▸ JOB
Take each line that has the word "this" and return it.

--- START ---

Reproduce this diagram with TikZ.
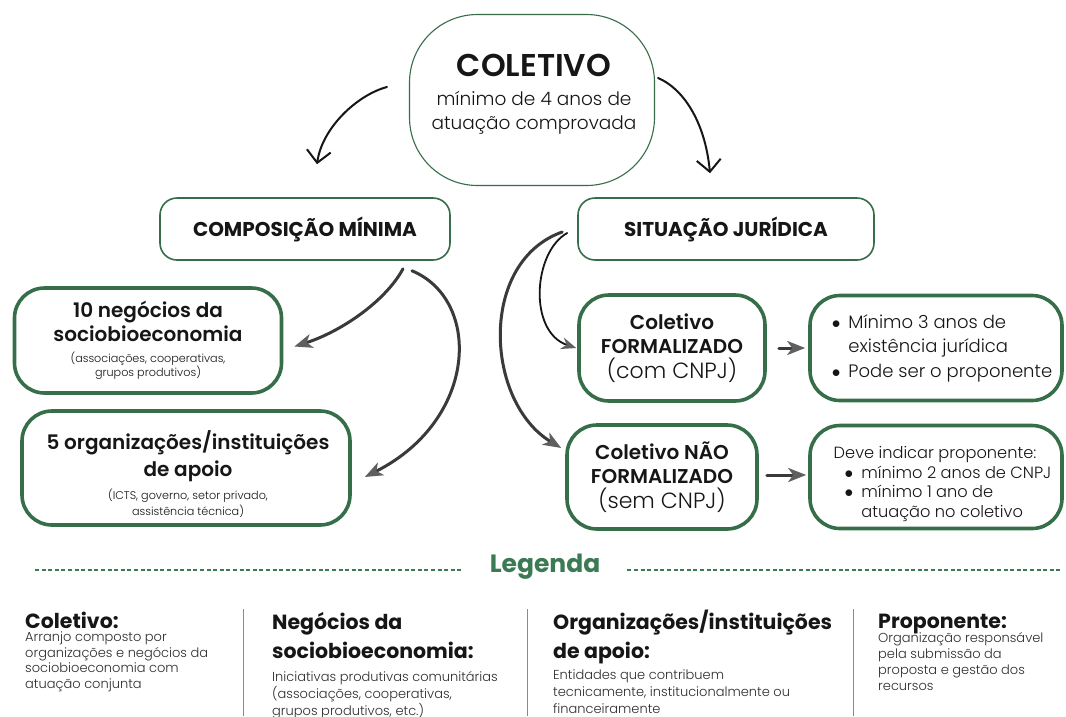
\documentclass[tikz,border=0pt]{standalone}
\usepackage{fontspec}
\setmainfont{Poppins}
\IfFontExistsTF{Poppins Light}{\newfontfamily\lightfam{Poppins Light}}{\newfontfamily\lightfam{Poppins}}
\usetikzlibrary{arrows.meta}
\definecolor{bgreen}{RGB}{55,110,74}
\definecolor{lgreen}{RGB}{60,122,84}
\definecolor{divgray}{RGB}{125,145,135}
\definecolor{ink}{RGB}{22,22,22}
\definecolor{bodyink}{RGB}{45,45,45}
\definecolor{chalk}{RGB}{58,58,58}
\definecolor{chalkhead}{RGB}{95,95,95}
\newcommand\boxhead{\bfseries\fontsize{20}{24}\selectfont}
\newcommand\nolskip{\lineskiplimit=-40pt\lineskip=0pt}
\begin{document}
\begin{tikzpicture}[x=1pt,y=-1pt,
  every node/.style={inner sep=0pt, text=ink},
  blobst/.style={draw=bgreen, line width=1.1pt, fill=white, rounded corners=68pt,
    minimum width=245pt, minimum height=171pt},
  topbox/.style={draw=bgreen, line width=1.6pt, fill=white, rounded corners=17pt,
    minimum height=62pt, font=\bfseries\fontsize{20}{24}\selectfont},
  bigbox/.style={draw=bgreen, line width=3.6pt, fill=white, rounded corners=30pt, align=center},
  toparrow/.style={draw=ink, line width=2pt, line cap=round,
    -{Straight Barb[length=12pt,width=24pt]}},
  chalkarrow/.style={draw=chalk, line width=3pt, line cap=round,
    -{Stealth[length=18pt,width=14pt,inset=5pt,fill=chalkhead,color=chalkhead]}},
  thinchalk/.style={draw=ink, line width=1.8pt, line cap=round,
    -{Stealth[length=15pt,width=12pt,inset=5pt,fill=chalkhead,color=chalkhead]}},
  legdash/.style={draw=lgreen, line width=1.2pt, dash pattern=on 4pt off 2.6pt},
  divider/.style={draw=divgray, line width=1pt},
  legtitle/.style={anchor=base west, align=left, font=\bfseries\fontsize{20.5}{29}\selectfont\nolskip, text=ink},
  legbody/.style={anchor=base west, align=left, text=bodyink}
]
\useasboundingbox (0,0) rectangle (1066,716);
\fill[white] (0,0) rectangle (1066,716);

% top blob
\node[blobst] (blob) at (532,100) {};
\node[anchor=base, align=center, font=\lightfam\fontsize{18.5}{23.5}\selectfont\nolskip] (blobtxt) at (534,129)
  {{\bfseries\fontsize{31.5}{31.5}\selectfont COLETIVO}\\[6pt]
   mínimo de 4 anos de\\
   atuação comprovada};

% second row
\node[topbox, minimum width=290pt] (comp) at (305,229) {COMPOSIÇÃO MÍNIMA};
\node[topbox, minimum width=296pt] (sit) at (726,229) {SITUAÇÃO JURÍDICA};

% left column boxes
\node[bigbox, minimum width=267pt, minimum height=105pt,
      font=\lightfam\fontsize{11.2}{14.5}\selectfont\nolskip] (neg) at (148,340.5)
  {{\boxhead 10 negócios da}\\[9.5pt]{\boxhead sociobioeconomia}\\[6.5pt]
   (associações, cooperativas,\\grupos produtivos)};
\node[bigbox, minimum width=328pt, minimum height=114pt] (org) at (186,468) {};
\node[anchor=base, align=center, font=\lightfam\fontsize{11.2}{16}\selectfont\nolskip] (orgtxt) at (188,515)
  {{\boxhead 5 organizações/instituições}\\[11pt]{\boxhead de apoio}\\[7pt]
   (ICTS, governo, setor privado,\\assistência técnica)};

% right column boxes
\node[bigbox, minimum width=186pt, minimum height=106pt,
      font=\lightfam\fontsize{22}{24.5}\selectfont\nolskip] (form) at (672,348)
  {{\boxhead Coletivo}\\{\boxhead FORMALIZADO}\\(com CNPJ)};
\node[bigbox, minimum width=190pt, minimum height=104pt,
      font=\lightfam\fontsize{22}{24.5}\selectfont\nolskip] (nform) at (662,477)
  {{\boxhead Coletivo NÃO}\\{\boxhead FORMALIZADO}\\(sem CNPJ)};
\node[bigbox, minimum width=252pt, minimum height=105pt,
      font=\lightfam\fontsize{18}{24.5}\selectfont] (rb1) at (936,348)
  {\hspace*{12pt}\begin{tabular}{@{}l@{\hspace{8pt}}l@{}}
   $\bullet$ & Mínimo 3 anos de\\
             & existência jurídica\\
   $\bullet$ & Pode ser o proponente
   \end{tabular}};
\node[bigbox, minimum width=252pt, minimum height=103pt,
      font=\lightfam\fontsize{16.2}{19.5}\selectfont] (rb2) at (936,477)
  {\hspace*{13pt}\raisebox{-7pt}[\height][\depth]{\begin{tabular}{@{}l@{\hspace{8pt}}l@{}}
   \multicolumn{2}{@{}l@{}}{Deve indicar proponente:}\\
   \hspace{11pt}$\bullet$ & mínimo 2 anos de CNPJ\\
   \hspace{11pt}$\bullet$ & mínimo 1 ano de\\
                          & atuação no coletivo
   \end{tabular}}};

% arrows from blob
\draw[toparrow] ([xshift=-22pt,yshift=13pt]blob.west)
  .. controls (357,95) and (322,128) .. ([xshift=12pt,yshift=33pt]comp.north);
\draw[toparrow] ([xshift=3pt,yshift=22pt]blob.east)
  .. controls (682,88) and (705,120) .. ([xshift=-16pt,yshift=24pt]sit.north);

% arrows from COMPOSICAO
\draw[chalkarrow] ([xshift=98pt,yshift=-8pt]comp.south)
  .. controls (385,302) and (340,332) .. ([xshift=11pt,yshift=-6pt]neg.east);
\draw[chalkarrow] ([xshift=107pt,yshift=-10pt]comp.south)
  .. controls (482,300) and (478,420) .. ([xshift=13pt,yshift=-9pt]org.east);

% arrows from SITUACAO
\draw[thinchalk] ([xshift=-10pt,yshift=-4pt]sit.west)
  .. controls (533,252) and (528,332) .. ([xshift=-1pt]form.west);
\draw[chalkarrow] ([xshift=-15pt,yshift=-3pt]sit.west)
  .. controls (478,262) and (485,402) .. ([xshift=-4pt,yshift=29pt]nform.west);

% horizontal arrows
\draw[chalkarrow, shorten <=12pt, shorten >=3pt] (form.east) -- (rb1.west);
\draw[chalkarrow, shorten <=8pt, shorten >=2pt] ([yshift=2pt]nform.east) -- ([yshift=2pt]rb2.west);

% legend
\node[font=\bfseries\fontsize{25}{30}\selectfont, text=lgreen] (leg) at (545,567) {Legenda};
\coordinate (dl) at (35,570);
\coordinate (dr) at (1062,570);
\draw[legdash, shorten >=27pt] (dl) -- (leg.west |- dl);
\draw[legdash, shorten <=27pt] (leg.east |- dr) -- (dr);

\draw[divider] (243,609) -- (243,716);
\draw[divider] (527,609) -- (527,716);
\draw[divider] (853,609) -- (853,716);

\node[legtitle] (t1) at (25,628) {Coletivo:};
\node[legbody, font=\lightfam\fontsize{13}{15.4}\selectfont\nolskip] (b1) at (25,688)
  {Arranjo composto por\\organizações e negócios da\\sociobioeconomia com\\atuação conjunta};

\node[legtitle] (t2) at (272,658) {Negócios da\\sociobioeconomia:};
\node[legbody, font=\lightfam\fontsize{13}{17}\selectfont\nolskip] (b2) at (272,715)
  {Iniciativas produtivas comunitárias\\(associações, cooperativas,\\grupos produtivos, etc.)};

\node[legtitle] (t3) at (553,658) {Organizações/instituições\\de apoio:};
\node[legbody, font=\lightfam\fontsize{13}{17}\selectfont\nolskip] (b3) at (553,713)
  {Entidades que contribuem\\tecnicamente, institucionalmente ou\\financeiramente};

\node[legtitle] (t4) at (878,628) {Proponente:};
\node[legbody, font=\lightfam\fontsize{13}{16}\selectfont\nolskip] (b4) at (878,690)
  {Organização responsável\\pela submissão da\\proposta e gestão dos\\recursos};
\end{tikzpicture}
\end{document}
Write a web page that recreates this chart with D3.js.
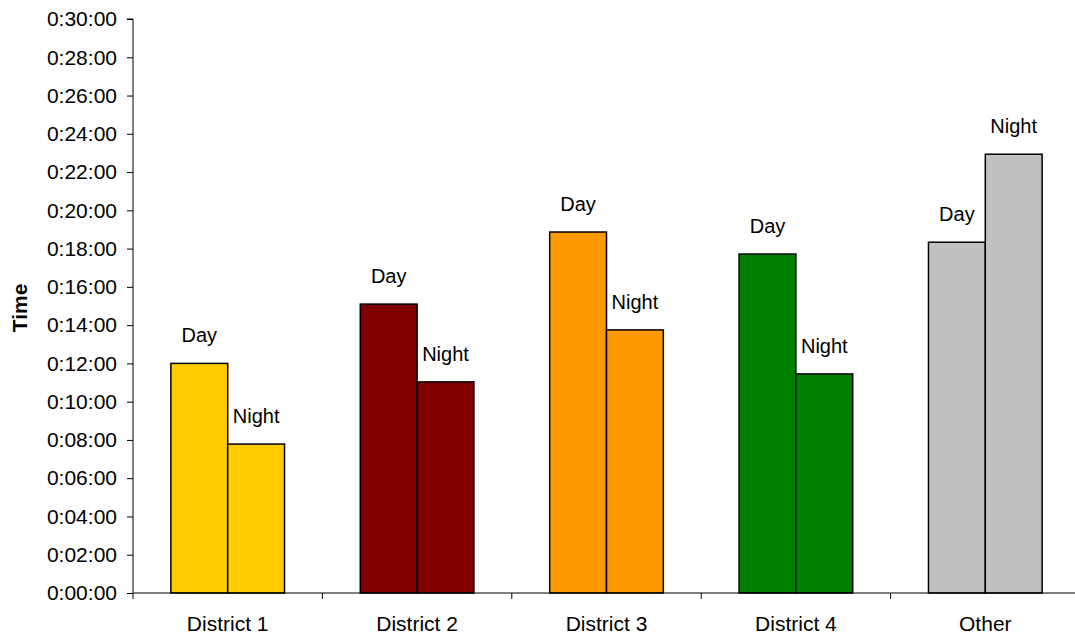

--- END ---

▸ FINAL RESULT
Reproduce this diagram with TikZ.
Write a web page that recreates this chart with D3.js.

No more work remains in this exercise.